Granma’s quote about Fidel Castro’s difficult times, referring to a speech from 1992, is not wasted. Then the tyrant said that “difficult times are difficult times. In difficult times the number of hesitant people increases; in difficult times — and this is a law of history — there are those who get confused, there are those who get discouraged, there are those who cower, there are those who soften, there are those who betray, there are those who desert. This happens in every era and in every revolution.”

That vision is consistent with the tyrant’s unhealthy personality. It has nothing to do with reality, because in difficult times societies fight to open spaces to their participation and question those responsible for those visible “difficulties,” as is happening in Cuba at the moment.

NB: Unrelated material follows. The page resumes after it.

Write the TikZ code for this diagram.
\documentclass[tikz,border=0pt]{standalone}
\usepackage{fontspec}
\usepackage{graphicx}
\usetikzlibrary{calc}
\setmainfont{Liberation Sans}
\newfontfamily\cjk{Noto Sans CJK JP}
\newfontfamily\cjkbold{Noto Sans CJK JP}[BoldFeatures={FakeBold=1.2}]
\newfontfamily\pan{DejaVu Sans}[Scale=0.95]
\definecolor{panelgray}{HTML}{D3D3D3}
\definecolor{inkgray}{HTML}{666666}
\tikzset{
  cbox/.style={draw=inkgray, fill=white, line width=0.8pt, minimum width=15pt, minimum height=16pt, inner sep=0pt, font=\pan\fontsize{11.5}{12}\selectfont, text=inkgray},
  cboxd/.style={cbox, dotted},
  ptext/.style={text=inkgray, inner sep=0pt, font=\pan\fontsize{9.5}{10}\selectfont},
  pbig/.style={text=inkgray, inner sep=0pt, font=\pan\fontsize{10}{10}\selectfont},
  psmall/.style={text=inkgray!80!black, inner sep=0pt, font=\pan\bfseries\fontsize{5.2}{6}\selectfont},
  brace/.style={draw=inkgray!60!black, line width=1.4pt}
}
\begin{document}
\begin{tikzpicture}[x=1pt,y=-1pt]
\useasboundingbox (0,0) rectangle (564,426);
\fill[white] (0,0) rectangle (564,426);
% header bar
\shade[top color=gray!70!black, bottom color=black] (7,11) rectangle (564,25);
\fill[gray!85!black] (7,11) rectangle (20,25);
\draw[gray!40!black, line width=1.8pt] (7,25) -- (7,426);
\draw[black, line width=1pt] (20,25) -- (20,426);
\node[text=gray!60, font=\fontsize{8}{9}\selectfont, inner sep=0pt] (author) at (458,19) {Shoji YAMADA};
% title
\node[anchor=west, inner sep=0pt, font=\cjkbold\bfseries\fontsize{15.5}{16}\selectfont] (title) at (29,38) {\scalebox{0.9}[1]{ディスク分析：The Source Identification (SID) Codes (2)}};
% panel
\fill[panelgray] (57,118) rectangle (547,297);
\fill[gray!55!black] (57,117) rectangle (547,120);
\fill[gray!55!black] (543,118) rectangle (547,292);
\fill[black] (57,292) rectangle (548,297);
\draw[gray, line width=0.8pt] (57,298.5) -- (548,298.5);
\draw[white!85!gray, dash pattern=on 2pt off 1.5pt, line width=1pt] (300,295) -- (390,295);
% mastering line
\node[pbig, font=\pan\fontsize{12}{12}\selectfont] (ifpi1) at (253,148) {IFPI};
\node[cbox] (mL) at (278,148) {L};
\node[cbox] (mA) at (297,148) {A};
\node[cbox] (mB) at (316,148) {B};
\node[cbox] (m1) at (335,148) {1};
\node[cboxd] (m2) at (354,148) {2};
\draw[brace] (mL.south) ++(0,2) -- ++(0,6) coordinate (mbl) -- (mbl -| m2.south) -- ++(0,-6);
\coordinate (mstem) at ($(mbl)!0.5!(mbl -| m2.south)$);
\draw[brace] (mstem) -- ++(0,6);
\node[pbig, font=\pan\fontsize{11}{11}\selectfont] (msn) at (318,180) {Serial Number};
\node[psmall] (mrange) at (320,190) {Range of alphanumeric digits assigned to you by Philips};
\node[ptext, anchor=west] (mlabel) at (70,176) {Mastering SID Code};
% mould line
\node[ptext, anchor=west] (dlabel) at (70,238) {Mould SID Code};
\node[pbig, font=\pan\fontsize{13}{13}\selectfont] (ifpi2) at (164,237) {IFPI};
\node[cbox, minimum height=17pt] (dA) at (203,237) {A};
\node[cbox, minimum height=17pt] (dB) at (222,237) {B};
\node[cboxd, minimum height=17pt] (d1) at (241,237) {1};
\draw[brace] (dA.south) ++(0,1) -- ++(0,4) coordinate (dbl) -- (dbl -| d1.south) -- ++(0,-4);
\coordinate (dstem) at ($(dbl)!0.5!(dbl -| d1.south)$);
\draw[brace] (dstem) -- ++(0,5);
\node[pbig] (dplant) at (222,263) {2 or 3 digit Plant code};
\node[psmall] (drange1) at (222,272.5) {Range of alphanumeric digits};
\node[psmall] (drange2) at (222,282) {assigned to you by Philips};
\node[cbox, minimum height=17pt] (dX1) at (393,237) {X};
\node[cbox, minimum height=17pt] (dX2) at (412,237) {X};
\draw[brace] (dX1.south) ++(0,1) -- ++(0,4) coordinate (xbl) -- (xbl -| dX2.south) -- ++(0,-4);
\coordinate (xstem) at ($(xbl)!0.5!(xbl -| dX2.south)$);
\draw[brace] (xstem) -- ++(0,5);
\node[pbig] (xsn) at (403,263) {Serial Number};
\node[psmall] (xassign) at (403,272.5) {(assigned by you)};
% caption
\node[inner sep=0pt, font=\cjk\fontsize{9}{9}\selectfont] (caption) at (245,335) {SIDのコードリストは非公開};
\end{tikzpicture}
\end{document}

The obsession with implanting the ’Ordering Task’** on January 1 had to bring with it negative, hard, difficult consequences, as has already happened. It is normal for Cubans to blame those responsible for these decisions. The government and the party. And to make demands of those responsible. Difficult times help understand many things, for example, that the propaganda that tends to destroy the free personality of men ends up dying of ineffectiveness.

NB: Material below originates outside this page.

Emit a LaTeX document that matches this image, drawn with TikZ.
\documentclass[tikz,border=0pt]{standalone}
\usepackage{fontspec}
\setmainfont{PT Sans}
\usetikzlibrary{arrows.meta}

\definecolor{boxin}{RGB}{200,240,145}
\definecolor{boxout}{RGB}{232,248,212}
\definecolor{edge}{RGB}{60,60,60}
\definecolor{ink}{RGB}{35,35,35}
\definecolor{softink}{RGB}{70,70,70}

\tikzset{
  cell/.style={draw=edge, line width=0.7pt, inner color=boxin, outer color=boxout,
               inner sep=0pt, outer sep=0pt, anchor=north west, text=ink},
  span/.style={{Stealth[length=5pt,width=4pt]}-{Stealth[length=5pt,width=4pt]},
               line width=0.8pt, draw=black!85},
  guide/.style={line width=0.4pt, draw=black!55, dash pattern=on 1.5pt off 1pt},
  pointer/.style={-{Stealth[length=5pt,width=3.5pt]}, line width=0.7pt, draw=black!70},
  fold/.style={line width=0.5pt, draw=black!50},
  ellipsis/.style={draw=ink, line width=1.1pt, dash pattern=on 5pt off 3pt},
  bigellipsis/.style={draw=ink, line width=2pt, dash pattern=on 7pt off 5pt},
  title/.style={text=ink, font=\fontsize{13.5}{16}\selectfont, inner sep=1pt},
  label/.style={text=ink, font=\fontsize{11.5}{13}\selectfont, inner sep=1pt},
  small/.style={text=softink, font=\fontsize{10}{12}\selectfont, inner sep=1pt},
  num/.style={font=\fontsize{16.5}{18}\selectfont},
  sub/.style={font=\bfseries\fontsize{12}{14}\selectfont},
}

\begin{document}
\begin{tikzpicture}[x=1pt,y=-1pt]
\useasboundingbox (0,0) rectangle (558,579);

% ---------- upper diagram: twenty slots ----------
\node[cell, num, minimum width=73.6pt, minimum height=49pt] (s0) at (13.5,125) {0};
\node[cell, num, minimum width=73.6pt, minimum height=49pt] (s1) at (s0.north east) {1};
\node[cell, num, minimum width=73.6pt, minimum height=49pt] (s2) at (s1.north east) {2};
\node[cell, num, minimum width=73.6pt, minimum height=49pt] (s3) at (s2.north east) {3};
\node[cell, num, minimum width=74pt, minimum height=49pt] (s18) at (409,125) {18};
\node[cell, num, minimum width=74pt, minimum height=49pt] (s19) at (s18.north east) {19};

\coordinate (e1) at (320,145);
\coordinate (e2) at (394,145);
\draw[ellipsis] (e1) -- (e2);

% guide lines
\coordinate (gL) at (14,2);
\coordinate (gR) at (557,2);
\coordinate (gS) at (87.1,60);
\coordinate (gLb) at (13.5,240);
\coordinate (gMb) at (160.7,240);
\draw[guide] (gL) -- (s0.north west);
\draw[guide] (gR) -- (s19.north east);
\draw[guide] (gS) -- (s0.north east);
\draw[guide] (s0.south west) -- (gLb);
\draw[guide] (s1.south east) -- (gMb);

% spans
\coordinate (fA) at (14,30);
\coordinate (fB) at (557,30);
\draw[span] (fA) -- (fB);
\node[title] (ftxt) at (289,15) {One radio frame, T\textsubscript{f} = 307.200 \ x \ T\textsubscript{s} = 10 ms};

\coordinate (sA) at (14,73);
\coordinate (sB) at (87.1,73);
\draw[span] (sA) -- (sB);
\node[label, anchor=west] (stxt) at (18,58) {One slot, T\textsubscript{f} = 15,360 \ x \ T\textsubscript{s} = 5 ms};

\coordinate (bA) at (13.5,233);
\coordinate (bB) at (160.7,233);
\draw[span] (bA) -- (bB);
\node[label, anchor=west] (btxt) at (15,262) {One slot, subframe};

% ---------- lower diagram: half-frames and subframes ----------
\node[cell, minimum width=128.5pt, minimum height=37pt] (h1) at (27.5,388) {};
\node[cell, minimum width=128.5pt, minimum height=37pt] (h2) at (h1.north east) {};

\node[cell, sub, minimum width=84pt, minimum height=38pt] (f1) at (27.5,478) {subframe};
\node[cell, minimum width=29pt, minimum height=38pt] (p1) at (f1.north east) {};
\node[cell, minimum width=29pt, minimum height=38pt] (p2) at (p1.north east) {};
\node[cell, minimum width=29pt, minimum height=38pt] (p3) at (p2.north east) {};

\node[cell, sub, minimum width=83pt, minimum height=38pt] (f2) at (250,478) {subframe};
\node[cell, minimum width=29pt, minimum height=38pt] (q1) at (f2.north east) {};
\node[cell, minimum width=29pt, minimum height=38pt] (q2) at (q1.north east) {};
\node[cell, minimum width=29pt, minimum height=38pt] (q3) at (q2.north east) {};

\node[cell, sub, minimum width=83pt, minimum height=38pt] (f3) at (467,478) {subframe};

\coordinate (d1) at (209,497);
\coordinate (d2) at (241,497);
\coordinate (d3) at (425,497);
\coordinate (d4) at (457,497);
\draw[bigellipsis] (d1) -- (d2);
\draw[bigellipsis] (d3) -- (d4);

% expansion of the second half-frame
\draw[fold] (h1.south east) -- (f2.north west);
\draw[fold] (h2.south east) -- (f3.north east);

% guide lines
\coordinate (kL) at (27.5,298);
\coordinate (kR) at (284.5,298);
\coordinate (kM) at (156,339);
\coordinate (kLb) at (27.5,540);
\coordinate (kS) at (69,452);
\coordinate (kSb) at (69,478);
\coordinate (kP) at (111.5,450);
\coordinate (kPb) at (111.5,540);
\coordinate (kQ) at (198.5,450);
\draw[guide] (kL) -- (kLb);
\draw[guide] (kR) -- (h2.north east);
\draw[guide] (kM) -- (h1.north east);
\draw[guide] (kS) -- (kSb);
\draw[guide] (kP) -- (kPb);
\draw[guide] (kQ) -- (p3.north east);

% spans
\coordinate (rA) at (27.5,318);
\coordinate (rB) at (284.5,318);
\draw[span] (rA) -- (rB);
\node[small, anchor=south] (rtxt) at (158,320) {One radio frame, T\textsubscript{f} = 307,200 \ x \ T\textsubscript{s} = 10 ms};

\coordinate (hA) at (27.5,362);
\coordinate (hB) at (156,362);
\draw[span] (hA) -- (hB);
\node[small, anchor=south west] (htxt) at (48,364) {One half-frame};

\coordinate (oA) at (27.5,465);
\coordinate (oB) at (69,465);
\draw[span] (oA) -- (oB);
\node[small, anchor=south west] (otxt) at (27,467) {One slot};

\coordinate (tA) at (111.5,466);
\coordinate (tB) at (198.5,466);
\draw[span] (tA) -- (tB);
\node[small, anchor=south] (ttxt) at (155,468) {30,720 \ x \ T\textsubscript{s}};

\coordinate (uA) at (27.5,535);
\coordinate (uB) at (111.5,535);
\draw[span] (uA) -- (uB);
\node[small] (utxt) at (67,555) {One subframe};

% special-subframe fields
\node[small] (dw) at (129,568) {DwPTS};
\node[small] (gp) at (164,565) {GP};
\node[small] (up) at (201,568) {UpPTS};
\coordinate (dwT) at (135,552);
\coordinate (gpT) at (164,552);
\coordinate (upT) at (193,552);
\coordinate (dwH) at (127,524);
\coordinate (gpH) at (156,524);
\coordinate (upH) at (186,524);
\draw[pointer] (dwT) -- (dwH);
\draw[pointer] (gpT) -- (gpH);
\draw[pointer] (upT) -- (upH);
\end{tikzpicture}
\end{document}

The tyrant was right in only one aspect from that phrase cited in Granma. Certainly difficult times “are really when men and women are tested; difficult times are when the ones who are worth something are really tested.” He is absolutely right. Here they have them in front of their noses. The hundreds of thousands of Cubans who went out and will go out again to the streets to fight for freedom and against communism, are the people of worth who are in Cuba, and who want a better future for themselves and for their children. The tyrant could not negate that they are brave people, of courage, full of patriotic virtue for all Cubans, an example to follow. In front of them, the revolutionaries are the ones who travel in busses to repress those who protest and who ask for the “little bag” for their services. The choice is clear. There is no other way to say things.

Fidel Castro said that “there are people who are not aware, there are people who don’t understand, there are people, even, who will never understand.” Of course, to understand him alone was worth it, and for many years what Cubans thought, believed and fought for, was what Fidel Castro offered them. He showed them to think, but when people really put themselves to thinking independently, state security smashed them. Because of that, Fidel Castro accused them of not understanding, because those Cubans simply didn’t think like him, they were worms, a sickness, and they only had one alternative — flee the country.

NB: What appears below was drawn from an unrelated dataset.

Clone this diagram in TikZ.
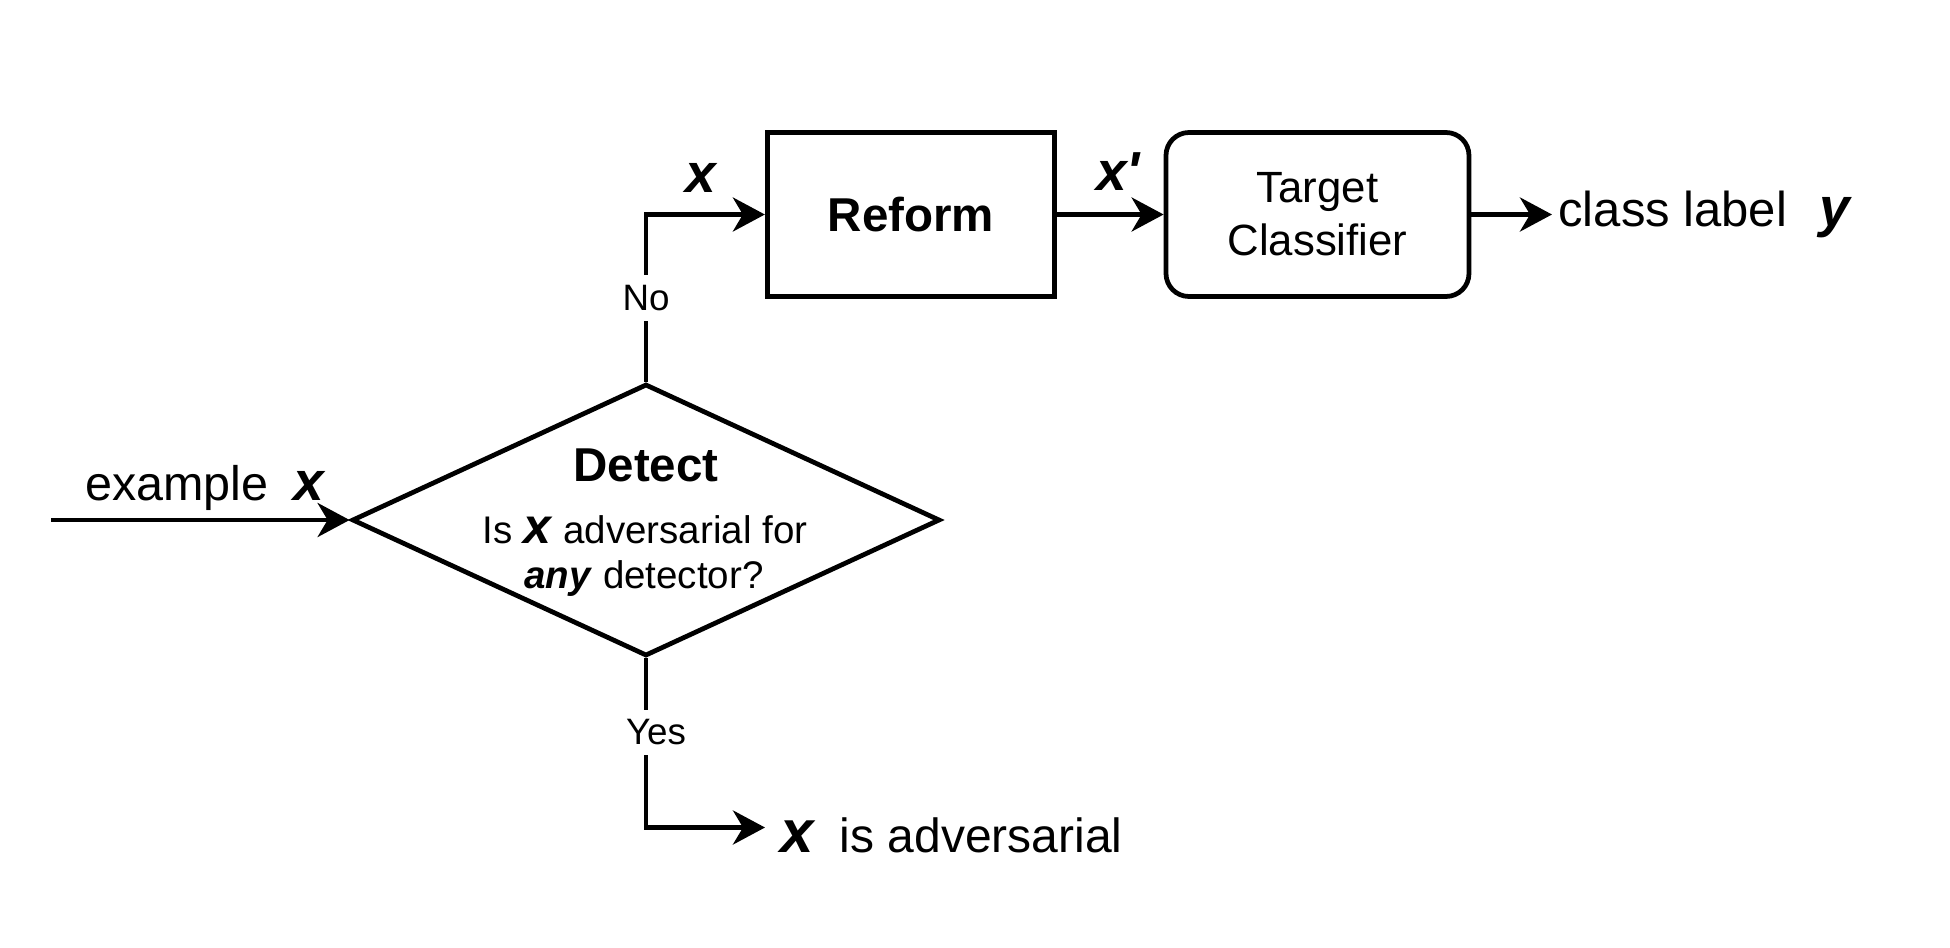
\documentclass[tikz,border=0pt]{standalone}
\usepackage{fontspec}
\setmainfont{Liberation Sans}
\usetikzlibrary{arrows.meta,shapes.geometric}
\newcommand\bx[1]{\textbf{\textit{#1}}}
\begin{document}
\begin{tikzpicture}[x=0.2pt,y=-0.2pt,
  line width=0.95pt,
  arr/.style={-{Stealth[length=6.4pt,width=6.8pt,inset=2pt]}},
  boxnode/.style={draw,rectangle,inner sep=0pt,minimum width=57.5pt,minimum height=32.8pt},
  tboxnode/.style={draw,rectangle,rounded corners=4.6pt,inner sep=0pt,minimum width=60.6pt,minimum height=32.8pt,align=center,
    font=\fontsize{8.75}{10.6}\selectfont},
  lbl/.style={fill=white,inner sep=2pt,font=\fontsize{7.35}{9}\selectfont},
  txt/.style={inner sep=0pt},
  mathx/.style={inner sep=0pt,font=\fontsize{11}{13}\selectfont}
]
\useasboundingbox (0,0) rectangle (1950,948);

% blocks
\node[boxnode] (reform) at (911,214.5) {\fontsize{9.5}{11}\selectfont\bfseries Reform};
\node[tboxnode] (target) at (1317.5,214.5) {Target\\Classifier};
\node[draw,diamond,inner sep=0pt,minimum width=117.6pt,minimum height=54.4pt] (detect) at (646,520) {};

% text inside the diamond
\node[txt,anchor=base] (dtitle) at (646,481) {\fontsize{9.5}{11}\selectfont\bfseries Detect};
\node[txt,anchor=base] (dline1) at (645,543) {\fontsize{7.7}{9}\selectfont Is \fontsize{10}{12}\selectfont\bx{x}\fontsize{7.7}{9}\selectfont{} adversarial for};
\node[txt,anchor=base] (dline2) at (644,588) {\fontsize{7.7}{9}\selectfont\bx{any} detector?};

% free ends and outer texts
\coordinate (src) at (51,520);
\coordinate (advtip) at (765,827.5);
\node[txt,anchor=base west] (exlbl) at (83,500) {\fontsize{9.7}{11}\selectfont example\hspace{5pt}\fontsize{11}{13}\selectfont\bx{x}};
\node[txt,anchor=base west] (adv) at (778,852) {\fontsize{12}{14}\selectfont\bx{x}\hspace{4.8pt}\fontsize{9.6}{11}\selectfont is adversarial};
\node[inner sep=0.8pt,anchor=west] (cl) at (1552,214.5) {\fontsize{9.8}{11}\selectfont class label\hspace{6.5pt}\fontsize{11}{13}\selectfont\bx{y}};
\node[mathx,anchor=base] (xin) at (702,192) {\bx{x}};
\node[mathx,anchor=base] (xout) at (1119,190) {\bx{x\textquotesingle}};

% connectors
\draw[arr] (src) -- (detect.west);
\draw[arr] (detect.north) |- node[pos=0.25,lbl] (nolbl) {No} (reform.west);
\draw[arr] (detect.south) |- node[pos=0.219,lbl,xshift=2pt] (yeslbl) {Yes} (advtip);
\draw[arr] (reform.east) -- (target.west);
\draw[arr] (target.east) -- (cl.west);
\end{tikzpicture}
\end{document}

Díaz-Canel, who by this age should be thinking about the future of Cubans, goes around quoting this speech of the tyrant that can backfire. With this fake wickerwork he could not weave any basket, and he will end up losing the little credibility that he has left, if he has any left at all after inciting a civil war and ordering his “revolutionaries” to smash the “enemies.” The world cannot remain impassive towards this scenario that has opened up in Cuba, and that will surely continue to grow, because the origins of this unease are far from being corrected. The people have simply grown tired of living in the Castros’ paradise.

Translator’s notes:

*Ousted, senior officials in Cuba, told to go home and stay there and keep their mouths shut, are said to be on the “pajama plan.” 

**The so-called ’Ordering Task” — Tarea ordenamiento — is a collection of measures that includes eliminating the Cuban Convertible Peso (CUC), leaving the Cuban peso as the only national currency, raising prices, raising salaries (but not as much as prices), opening stores that take payment only in hard currency which must be in the form of specially issued pre-paid debit cards, and others.